Vous gardez certes la tutelle sur l'OFPRA, Monsieur le ministre, mais le président de l'Office sera désigné conjointement avec le ministre de l'intérieur et, pour faciliter les mesures d'éloignement, ses décisions seront transmises à la place Beauvau - ce qui est totalement contraire au principe constitutionnel de confidentialité. Il est choquant de voir ainsi votre collègue de l'intérieur entrer par la grande porte quand on fait, dans le même temps, passer à la trappe le HCR - mais vous venez de nous rassurer sur ce dernier point, Monsieur le ministre.

La convention de Schengen a donné dès 1988 une idée de ce que sera l'Europe des polices : le nationalisme européen en prend à son aise, empruntant à l'extrême droite l'idée selon laquelle la « distance culturelle » serait un obstacle à l'intégration des immigrés ou des réfugiés du tiers-monde. Le Gouvernement, s'inscrivant dans cette régression, remet en cause un des biens les plus précieux légués par la Révolution française. Mais nous sommes à la croisée des chemins : jamais l'écart entre pays riches et tiers-monde n'a été aussi grand, jamais les réfugiés n'ont été aussi nombreux, mais, premiers pays d'exil, les pays du tiers-monde sont aussi devenus les premiers pays d'asile, accueillant douze des quatorze millions de réfugiés que compte la planète. Nous sommes donc entrés dans une phase nouvelle de l'histoire. Les déséquilibres nés de l'expansion du capitalisme nourrissent la violence de masse, la misère, les fanatismes. Tous les jours, dans le pays des idéaux proclamés par la Révolution française, se fabriquent de nouveaux exclus - les déboutés, les « réfugiés sur orbite », qui, ne pouvant être expulsés, sont condamnés à errer d'un pays à l'autre. Si les avions ont remplacé les bateaux, il y a toujours de nouveaux Exodus : l'OFPRA rejette 90 % des demandes d'asile - ce qui aurait rempli d'aise les ministres de l'intérieur des années 1930 !

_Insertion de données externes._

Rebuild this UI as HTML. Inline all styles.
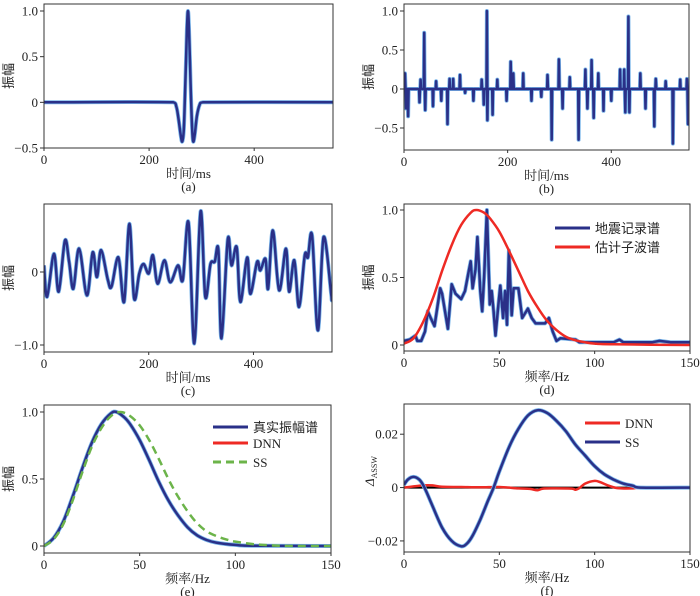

Peut-on fonder une politique des droits de l'homme sur l'hypocrisie d'Etat sans courir le risque de discréditer encore davantage les idéaux démocratiques ? Le 14 février, Monsieur le ministre, nous aurions applaudi votre intervention devant le Conseil de sécurité si nous avions été présents, car elle rendait fier d'être Français. Vous disiez : « Dans ce temple des Nations unies, nous sommes les gardiens d'un idéal, nous sommes les gardiens d'une conscience. La lourde responsabilité et l'immense honneur qui sont les nôtres doivent nous conduire à donner la priorité au désarmement dans la paix. Et c'est un vieux pays, la France, d'un vieux continent comme le mien, l'Europe, qui vous le dit aujourd'hui, qui a connu des guerres, l'occupation, la barbarie. Un pays qui n'oublie pas et qui sait tout ce qu'il doit aux combattants de la liberté venus d'Amérique ou d'ailleurs. Et qui pourtant n'a cessé de se tenir debout face à l'histoire et devant les hommes. Fidèle à ses valeurs, il veut agir résolument avec tous les membres de la communauté internationale. Il croit en notre capacité à construire ensemble un monde meilleur ».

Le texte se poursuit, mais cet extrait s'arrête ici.